Because your letter was vague as to the course of action that you will take with respect to your inauguration, we wanted you to be aware that the creation of a nonprofit public benefit corporation may be an option.  Please remember, however, that the corporation may not be one over which you exercise control.  See Bell Advice Letter (FPPC File No. A-94-376).

5.         Funds used for transitional purposes must come from your campaign account.

It is not clear what you mean by “transitional expenses.”  Funds from your current campaign account can be utilized for purposes that meet the test for lawful expenses.   As stated above, a candidate may use the funds in a campaign account for any expenditure reasonably related to a political, legislative or governmental purpose.  Expenditures made for purposes of assuring continuity of office would be reasonably related to a legislative and governmental purpose.

As explained above, section 1.200 prohibits City officers from establishing any account, other than a campaign account, for the solicitation or expenditure of funds to pay expenses incurred directly in connection with carrying out the usual and necessary duties of holding office.  Expenses incurred for the purposes of assuring continuity of office are expenses that City officers incur directly in connection with carrying out the usual and necessary duties of holding office.  The gathering of information and performance of acts to ensure the continuity of a particular City office are duties that public officials are expected to perform when assuming a new office.  These expenses relate directly to the officials duties of holding office, and are therefore subject to section 1.200.  Accordingly, the Commission concludes that section 1.200 requires you to place any funds you raise for the purposes of paying for transitional expenses into your campaign account.[4]

Because such contributions must be placed in your campaign account, they would be subject to the contributions limits imposed by section 1.114(a) discussed above.  Likewise, for the same reasons discussed above related to qualified campaign expenditures, transitional expenses would not be subject to the spending limit in section 1.130 of the CFRO. 
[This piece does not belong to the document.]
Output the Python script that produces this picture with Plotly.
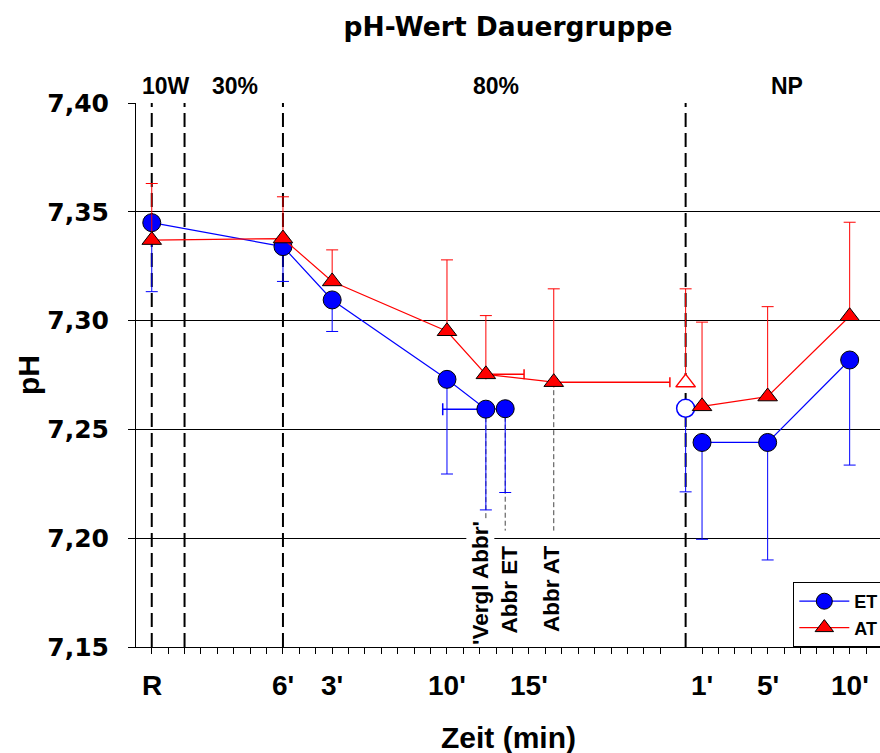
import plotly.graph_objects as go

# ---- time axis: one unit = one minute tick ---------------------------------
NP_START = 32.55                      # start of the Nachphase (NP)
phase_lines = [0, 2, 8, NP_START]     # R, end of 10 W, end of 30 %, start of NP
phase_names = ["10W", "30%", "80%", "NP"]
phase_label_x = [0.85, 5.1, 21.0, 38.7]

minor_ticks = list(range(0, 32)) + [NP_START + k for k in range(1, 12)]
tick_label_x = [0, 8, 11, 18, 23, NP_START + 1, NP_START + 5, NP_START + 10]
tick_label_text = ["R", "6'", "3'", "10'", "15'", "1'", "5'", "10'"]

y_ticks = [7.15, 7.20, 7.25, 7.30, 7.35, 7.40]
y_tick_text = ["7,15", "7,20", "7,25", "7,30", "7,35", "7,40"]

# ---- load phase (mean, SD) -------------------------------------------------
et_x = [0, 8, 11, 18, 20.37, 21.55]
et_y = [7.345, 7.334, 7.3095, 7.273, 7.2593, 7.2595]
et_sd = [0.0317, 0.016, 0.0145, 0.0435, 0.0463, 0.0385]
et_x_sd = [0, 0, 0, 0, 2.63, 0]          # SD of the break-off time (left)

at_x = [0, 8, 11, 18, 20.37, 24.51]
at_y = [7.337, 7.3377, 7.318, 7.2951, 7.2753, 7.2717]
at_sd = [0.026, 0.0192, 0.0145, 0.0328, 0.027, 0.0429]
at_x_sd = [0, 0, 0, 0, 2.33, 7.08]       # SD of the break-off time (right)

# ---- recovery phase --------------------------------------------------------
np_x = [NP_START + 1, NP_START + 5, NP_START + 10]
et_np_y = [7.244, 7.244, 7.2819]
et_np_sd = [0.0445, 0.054, 0.0483]
at_np_y = [7.2606, 7.2651, 7.302]
at_np_sd = [0.0387, 0.0413, 0.0432]

# break-off values repeated at the start of NP (open symbols)
et_abbr_y, et_abbr_sd = 7.2597, 0.0384
at_abbr_y, at_abbr_sd = 7.2715, 0.0431

# ---- break-off markers -----------------------------------------------------
event_x = [20.37, 21.55, 24.51]
event_from = [et_y[4], et_y[5], at_y[5]]
event_labels = ["'Vergl Abbr'", "Abbr ET", "Abbr AT"]
event_label_y = [7.1794, 7.1765, 7.1765]
event_label_shift = [-6, 4, -2]
EVENT_LINE_END = 7.2035

BLUE = "#0000ff"
RED = "#ff0000"
HELV = "Liberation Sans"
WIDE = "DejaVu Sans"


def err(plus, minus, color):
    return dict(type="data", symmetric=False, array=plus, arrayminus=minus,
                color=color, thickness=1, width=6)


fig = go.Figure()

# horizontal SD of the break-off times (drawn first, under the symbols)
ix = [i for i, v in enumerate(et_x_sd) if v > 0]
fig.add_trace(go.Scatter(
    x=[et_x[i] for i in ix], y=[et_y[i] for i in ix], mode="markers",
    marker=dict(size=2, opacity=0), showlegend=False, hoverinfo="skip",
    error_x=dict(type="data", symmetric=False, array=[0] * len(ix),
                 arrayminus=[et_x_sd[i] for i in ix], color=BLUE,
                 thickness=1.5, width=6)))
ix = [i for i, v in enumerate(at_x_sd) if v > 0]
fig.add_trace(go.Scatter(
    x=[at_x[i] for i in ix], y=[at_y[i] for i in ix], mode="markers",
    marker=dict(size=2, opacity=0), showlegend=False, hoverinfo="skip",
    error_x=dict(type="data", symmetric=False, array=[at_x_sd[i] for i in ix],
                 arrayminus=[0] * len(ix), color=RED,
                 thickness=1.5, width=5)))

et_marker = dict(symbol="circle", size=18, color=BLUE,
                 line=dict(color="black", width=1))
at_marker = dict(symbol="triangle-up", size=17, color=RED,
                 line=dict(color="black", width=1))

# ET
fig.add_trace(go.Scatter(
    x=et_x, y=et_y, mode="lines+markers", name="ET", legendgroup="ET",
    line=dict(color=BLUE, width=1.2), marker=et_marker,
    error_y=err([0] * len(et_sd), et_sd, BLUE)))
fig.add_trace(go.Scatter(
    x=np_x, y=et_np_y, mode="lines+markers", name="ET", legendgroup="ET",
    showlegend=False, line=dict(color=BLUE, width=1.2), marker=et_marker,
    error_y=err([0] * len(et_np_sd), et_np_sd, BLUE)))
fig.add_trace(go.Scatter(
    x=[NP_START], y=[et_abbr_y], mode="markers", legendgroup="ET",
    showlegend=False,
    marker=dict(symbol="circle", size=18, color="white",
                line=dict(color=BLUE, width=1.5)),
    error_y=err([0], [et_abbr_sd], BLUE)))

# AT
fig.add_trace(go.Scatter(
    x=at_x, y=at_y, mode="lines+markers", name="AT", legendgroup="AT",
    line=dict(color=RED, width=1.2), marker=at_marker,
    error_y=err(at_sd, [0] * len(at_sd), RED)))
fig.add_trace(go.Scatter(
    x=np_x, y=at_np_y, mode="lines+markers", name="AT", legendgroup="AT",
    showlegend=False, line=dict(color=RED, width=1.2), marker=at_marker,
    error_y=err(at_np_sd, [0] * len(at_np_sd), RED)))
fig.add_trace(go.Scatter(
    x=[NP_START], y=[at_abbr_y], mode="markers", legendgroup="AT",
    showlegend=False,
    marker=dict(symbol="triangle-up", size=17, color="white",
                line=dict(color=RED, width=1.5)),
    error_y=err([at_abbr_sd], [0], RED)))

shapes = []
# phase boundaries
for px in phase_lines:
    shapes.append(dict(type="line", xref="x", yref="paper", x0=px, x1=px,
                       y0=0, y1=1, layer="between",
                       line=dict(color="black", width=2, dash="14px,6px")))
# break-off markers
for ex, ey in zip(event_x, event_from):
    shapes.append(dict(type="line", xref="x", yref="y", x0=ex, x1=ex,
                       y0=ey, y1=EVENT_LINE_END, layer="between",
                       line=dict(color="#444444", width=1, dash="5px,3px")))

annotations = []
for lx, name in zip(phase_label_x, phase_names):
    annotations.append(dict(x=lx, y=1, xref="x", yref="paper", text=name,
                            showarrow=False, yanchor="bottom", yshift=2,
                            font=dict(family=HELV, size=23, color="black",
                                      weight="bold")))
for lx, name in zip(tick_label_x, tick_label_text):
    annotations.append(dict(x=lx, y=0, xref="x", yref="paper", text=name,
                            showarrow=False, yanchor="middle", yshift=-38,
                            font=dict(family=HELV, size=28, color="black",
                                      weight="bold")))
for ex, ly, sh, name in zip(event_x, event_label_y, event_label_shift,
                            event_labels):
    annotations.append(dict(x=ex, y=ly, xref="x", yref="y",
                            text="<b>" + name + "</b>",
                            showarrow=False, textangle=-90, xshift=sh,
                            bgcolor="white", borderpad=1,
                            font=dict(family=HELV, size=22.5, color="black")))
annotations.append(dict(x=0.5, y=0, xref="paper", yref="paper",
                        text="Zeit (min)", showarrow=False, yanchor="middle",
                        yshift=-90,
                        font=dict(family=HELV, size=30, color="black",
                                  weight="bold")))
annotations.append(dict(x=0, y=0.5, xref="paper", yref="paper", text="pH",
                        showarrow=False, textangle=-90, xanchor="center",
                        xshift=-108,
                        font=dict(family=HELV, size=30, color="black",
                                  weight="bold")))

fig.update_layout(
    width=880, height=753,
    margin=dict(l=136, r=0, t=103, b=106, autoexpand=False),
    paper_bgcolor="white", plot_bgcolor="white",
    title=dict(text="pH-Wert Dauergruppe", x=0.5, xref="paper",
               y=1 - 27 / 753, yref="container", yanchor="middle",
               font=dict(family=WIDE, size=26.5, color="black",
                         weight="bold")),
    xaxis=dict(range=[-0.96, 44.4], showgrid=False, zeroline=False,
               showline=True, linecolor="black", linewidth=1,
               tickmode="array", tickvals=minor_ticks, ticks="outside",
               ticklen=6, tickcolor="black", tickwidth=1,
               showticklabels=False),
    yaxis=dict(range=[7.15, 7.40], showgrid=True, gridcolor="black",
               gridwidth=1, zeroline=False, showline=True, linecolor="black",
               linewidth=1, tickmode="array", tickvals=y_ticks,
               ticktext=y_tick_text, ticks="outside", ticklen=7,
               tickcolor="black", ticklabelstandoff=14,
               tickfont=dict(family=WIDE, size=25, color="black",
                             weight="bold")),
    legend=dict(x=0.8835, xanchor="left", y=0, yanchor="bottom",
                bordercolor="black", borderwidth=1, bgcolor="white",
                tracegroupgap=0, itemwidth=50,
                font=dict(family=HELV, size=18, color="black",
                          weight="bold")),
    shapes=shapes,
    annotations=annotations,
)

fig.write_html("out.html")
I hope you find this information to be helpful.  If you have questions, please do not hesitate to let me know.

Sincerely,

John St. Croix

Executive Director

            By:       Mabel Ng

                        Deputy Executive Director

S:\ADVICE\cfro\04-1207 Mirkarimi\Mirkarimi2.doc

[1] SEC. 1.200.  PROHIBITION ON MULTIPLE CAMPAIGN ACCOUNTS.

     An officer of the City and County of San Francisco, or any person or committee on behalf of an officer of the City and County of San Francisco, is hereby prohibited from establishing any account, other than a campaign fund, for the solicitation and expenditure of funds.  Nothing in this section shall prohibit an officer from spending personal funds on official or related business activities.
     (a)     An account established by an officer or on behalf of an officer of the City and County of San Francisco is defined as any account used to pay expenses incurred directly in connection with carrying out the usual and necessary duties of holding office, including but not limited to, travel between an officer's residence and public office, meetings with constituents which are not campaign related meetings, salary payments to staff for other than campaign activities, office promotional materials, advertising, mailings, postage, and paid radio or television airtime.
     (b)      Any and all monies or services accepted or received by an officer or on behalf of an officer, except monies or services accepted or received from or as a result of the officer's personal or business activities, unrelated to his or her office, shall be deposited, credited or otherwise reported to a campaign fund established by the officer and shall be subject to the provisions contained in Section 1.114 of the Campaign and Governmental Conduct Code.
     (c)     This Section shall not be applied retroactively.  Funds held in officeholder accounts, or accounts on behalf of any officer, existing on November 2, 1993, may be expended on official or business related activities notwithstanding this Section.  No further deposits, transfer, credits or other additions to the balance of the account shall be made.  Upon depletion of all available funds in the officer's account, the account shall be closed.  (Added by Proposition E, 11/4/2003) (Former Section 1.200 added by Ord. 71-00, File No. 000358, App. 4/28/2000; repealed by Proposition E, 11/4/2003. Derivation: Former Section 8 of Appendix K to the 1932 Charter)

[2] SECTION 1.114(a) provides the following on contribution limits:

     (a)     LIMITS ON CONTRIBUTIONS TO CANDIDATES—PRIMARY AND GENERAL ELECTIONS.

     (1)     Per Candidate Limit.  No person other than a candidate shall make, and no candidate campaign treasurer shall solicit or accept, any contribution which will cause the total amount contributed by such person to such candidate in the general election to exceed $500.

     (2)     Overall Limit.  No person shall make any contribution which will cause the total amount contributed by such person to all candidates in the general election to exceed $500 multiplied by the number of City elective offices to be voted on at the general election.

[3]Any unexpended public funds must be delivered to the Ethics Commission no later than 30 days after the Ethics Commission completes its audit of the candidate.  S.F. C&GC Code § 1.148(a) and (d).

[4] Although you are not legally a City officer until you are sworn into office in January, you will incur transitional expenses of the type described above both before and after you are sworn into office.  As such, the Commission concludes that section 1.200 applies to your solicitation and expenditure of all funds to pay for transitional expenses.